[Exercise aim] Using the listing below, output only the lines from the one that contains "Clone this chart" through the one that contains "Arial, Helvetica, sans-serif';", inclusive, exactly as given and without images.

[Records to use]
──────

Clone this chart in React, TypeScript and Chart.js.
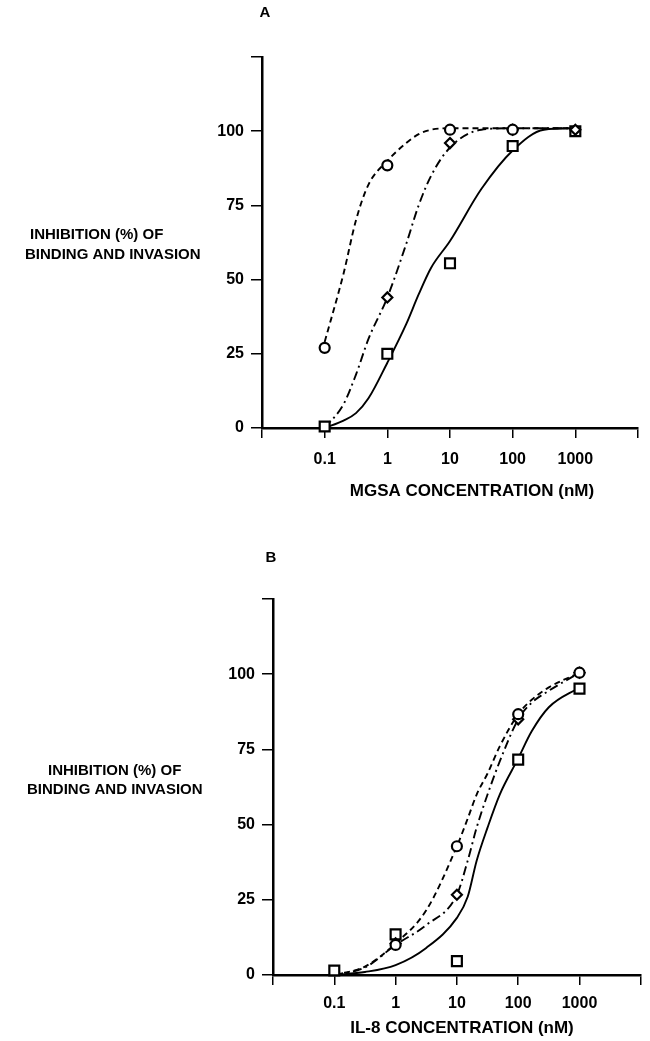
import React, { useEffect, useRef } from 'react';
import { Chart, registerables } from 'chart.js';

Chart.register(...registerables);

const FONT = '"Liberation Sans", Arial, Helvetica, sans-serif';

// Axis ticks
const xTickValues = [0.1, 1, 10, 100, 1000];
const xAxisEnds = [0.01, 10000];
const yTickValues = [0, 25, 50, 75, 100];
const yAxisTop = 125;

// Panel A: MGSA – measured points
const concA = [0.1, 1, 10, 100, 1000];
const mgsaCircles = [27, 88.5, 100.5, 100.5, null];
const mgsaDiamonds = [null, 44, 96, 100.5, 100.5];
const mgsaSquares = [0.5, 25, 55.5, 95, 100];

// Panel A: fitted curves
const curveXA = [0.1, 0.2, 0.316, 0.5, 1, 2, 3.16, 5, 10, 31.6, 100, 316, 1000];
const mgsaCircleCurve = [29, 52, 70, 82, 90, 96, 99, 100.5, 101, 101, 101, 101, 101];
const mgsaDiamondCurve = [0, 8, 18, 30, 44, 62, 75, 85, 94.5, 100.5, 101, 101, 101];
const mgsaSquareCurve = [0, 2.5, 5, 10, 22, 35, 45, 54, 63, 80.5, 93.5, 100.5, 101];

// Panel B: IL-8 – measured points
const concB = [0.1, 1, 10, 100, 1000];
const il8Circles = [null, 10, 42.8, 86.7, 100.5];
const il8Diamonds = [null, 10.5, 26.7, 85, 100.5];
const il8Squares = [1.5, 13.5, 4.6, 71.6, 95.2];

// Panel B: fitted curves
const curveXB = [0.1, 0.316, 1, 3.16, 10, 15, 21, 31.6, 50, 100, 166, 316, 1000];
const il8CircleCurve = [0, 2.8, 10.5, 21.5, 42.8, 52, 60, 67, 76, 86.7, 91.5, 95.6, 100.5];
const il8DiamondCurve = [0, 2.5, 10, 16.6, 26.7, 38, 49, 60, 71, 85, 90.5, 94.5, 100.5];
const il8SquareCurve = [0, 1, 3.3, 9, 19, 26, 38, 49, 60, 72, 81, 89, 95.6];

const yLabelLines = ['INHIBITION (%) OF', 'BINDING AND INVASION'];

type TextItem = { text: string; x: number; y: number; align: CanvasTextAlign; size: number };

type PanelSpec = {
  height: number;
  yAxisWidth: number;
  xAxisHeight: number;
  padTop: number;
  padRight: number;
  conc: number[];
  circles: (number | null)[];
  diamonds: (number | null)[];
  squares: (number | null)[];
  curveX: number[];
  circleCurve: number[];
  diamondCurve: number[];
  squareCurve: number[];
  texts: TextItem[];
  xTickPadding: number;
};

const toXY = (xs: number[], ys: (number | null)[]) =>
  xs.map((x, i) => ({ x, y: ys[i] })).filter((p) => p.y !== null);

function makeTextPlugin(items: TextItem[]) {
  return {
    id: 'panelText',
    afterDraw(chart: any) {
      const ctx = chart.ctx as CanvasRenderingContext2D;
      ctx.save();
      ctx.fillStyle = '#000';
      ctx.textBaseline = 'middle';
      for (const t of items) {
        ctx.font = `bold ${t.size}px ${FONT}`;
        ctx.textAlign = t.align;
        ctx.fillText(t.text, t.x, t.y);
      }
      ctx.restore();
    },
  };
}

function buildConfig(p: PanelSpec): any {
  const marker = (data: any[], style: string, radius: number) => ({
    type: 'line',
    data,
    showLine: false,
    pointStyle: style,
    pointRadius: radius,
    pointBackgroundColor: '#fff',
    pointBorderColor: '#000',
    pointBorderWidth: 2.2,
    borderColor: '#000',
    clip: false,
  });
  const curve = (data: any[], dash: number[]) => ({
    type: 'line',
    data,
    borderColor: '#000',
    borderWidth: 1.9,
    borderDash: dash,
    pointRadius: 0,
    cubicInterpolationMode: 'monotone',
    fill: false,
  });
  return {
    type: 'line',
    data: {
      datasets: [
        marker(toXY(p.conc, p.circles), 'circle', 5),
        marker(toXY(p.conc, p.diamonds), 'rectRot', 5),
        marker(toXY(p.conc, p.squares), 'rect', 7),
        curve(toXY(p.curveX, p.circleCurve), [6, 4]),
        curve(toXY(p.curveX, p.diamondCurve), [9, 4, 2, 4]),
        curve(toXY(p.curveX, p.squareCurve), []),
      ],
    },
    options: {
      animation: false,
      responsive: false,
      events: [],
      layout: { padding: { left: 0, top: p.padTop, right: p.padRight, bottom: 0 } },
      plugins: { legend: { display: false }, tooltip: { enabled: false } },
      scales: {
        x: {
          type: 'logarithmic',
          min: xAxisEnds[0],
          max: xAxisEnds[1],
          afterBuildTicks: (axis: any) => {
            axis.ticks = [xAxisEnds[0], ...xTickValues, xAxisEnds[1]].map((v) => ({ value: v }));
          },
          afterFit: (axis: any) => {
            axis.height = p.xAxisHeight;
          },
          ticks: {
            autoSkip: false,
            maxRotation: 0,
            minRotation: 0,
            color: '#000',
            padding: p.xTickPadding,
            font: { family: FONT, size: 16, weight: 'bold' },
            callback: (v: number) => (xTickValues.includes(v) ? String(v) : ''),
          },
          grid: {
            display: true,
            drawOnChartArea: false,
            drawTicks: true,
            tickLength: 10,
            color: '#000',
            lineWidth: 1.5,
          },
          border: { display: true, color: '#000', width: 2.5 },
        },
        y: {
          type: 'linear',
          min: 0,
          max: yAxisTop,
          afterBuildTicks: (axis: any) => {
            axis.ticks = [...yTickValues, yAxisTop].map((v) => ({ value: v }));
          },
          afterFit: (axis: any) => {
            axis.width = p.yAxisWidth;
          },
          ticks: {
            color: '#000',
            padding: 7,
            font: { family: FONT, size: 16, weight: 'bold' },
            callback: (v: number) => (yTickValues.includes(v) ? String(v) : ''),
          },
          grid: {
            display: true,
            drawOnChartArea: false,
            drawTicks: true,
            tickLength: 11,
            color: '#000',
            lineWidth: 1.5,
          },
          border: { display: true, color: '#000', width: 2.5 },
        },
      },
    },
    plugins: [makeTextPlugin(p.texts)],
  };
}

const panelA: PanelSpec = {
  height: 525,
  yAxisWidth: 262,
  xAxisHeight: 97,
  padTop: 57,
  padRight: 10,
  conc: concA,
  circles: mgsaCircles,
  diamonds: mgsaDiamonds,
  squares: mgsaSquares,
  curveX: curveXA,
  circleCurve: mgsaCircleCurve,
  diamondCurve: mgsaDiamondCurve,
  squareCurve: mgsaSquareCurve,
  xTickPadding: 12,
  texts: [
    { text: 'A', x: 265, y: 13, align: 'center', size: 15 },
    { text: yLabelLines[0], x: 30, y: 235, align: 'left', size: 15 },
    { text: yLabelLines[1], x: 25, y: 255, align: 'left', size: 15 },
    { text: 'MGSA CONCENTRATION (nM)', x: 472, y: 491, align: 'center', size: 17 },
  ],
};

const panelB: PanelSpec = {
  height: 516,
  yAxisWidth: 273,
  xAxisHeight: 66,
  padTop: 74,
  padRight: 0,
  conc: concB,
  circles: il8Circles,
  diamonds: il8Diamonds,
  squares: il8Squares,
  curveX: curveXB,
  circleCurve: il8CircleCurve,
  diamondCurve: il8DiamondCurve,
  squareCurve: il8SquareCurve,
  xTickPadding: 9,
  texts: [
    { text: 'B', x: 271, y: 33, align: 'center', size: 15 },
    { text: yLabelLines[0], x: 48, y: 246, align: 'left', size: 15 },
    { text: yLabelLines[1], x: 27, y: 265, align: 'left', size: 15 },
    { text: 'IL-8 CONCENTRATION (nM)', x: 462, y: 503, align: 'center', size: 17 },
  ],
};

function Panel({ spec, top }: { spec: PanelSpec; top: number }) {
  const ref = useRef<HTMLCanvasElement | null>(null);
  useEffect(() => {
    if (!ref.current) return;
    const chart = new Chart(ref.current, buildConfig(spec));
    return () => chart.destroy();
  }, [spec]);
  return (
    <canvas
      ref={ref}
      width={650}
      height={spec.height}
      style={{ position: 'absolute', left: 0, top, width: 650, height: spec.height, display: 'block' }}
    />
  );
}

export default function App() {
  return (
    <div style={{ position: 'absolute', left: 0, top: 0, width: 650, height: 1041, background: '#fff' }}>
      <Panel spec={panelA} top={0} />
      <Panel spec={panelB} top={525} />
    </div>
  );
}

──────

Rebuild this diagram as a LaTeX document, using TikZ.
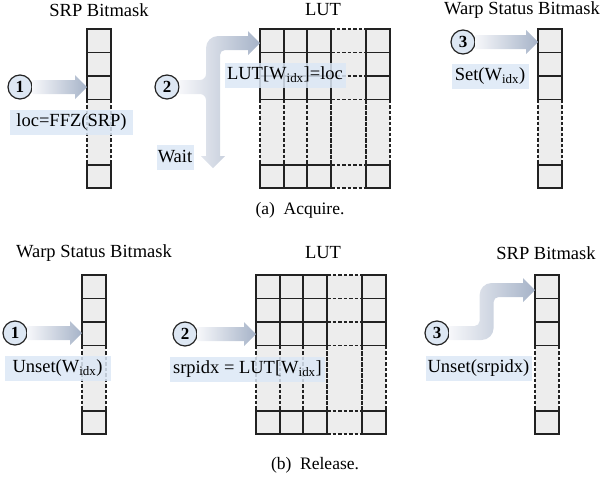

──────

[Result of this task]
Clone this chart in React, TypeScript and Chart.js.
import React, { useEffect, useRef } from 'react';
import { Chart, registerables } from 'chart.js';

Chart.register(...registerables);

const FONT = '"Liberation Sans", Arial, Helvetica, sans-serif';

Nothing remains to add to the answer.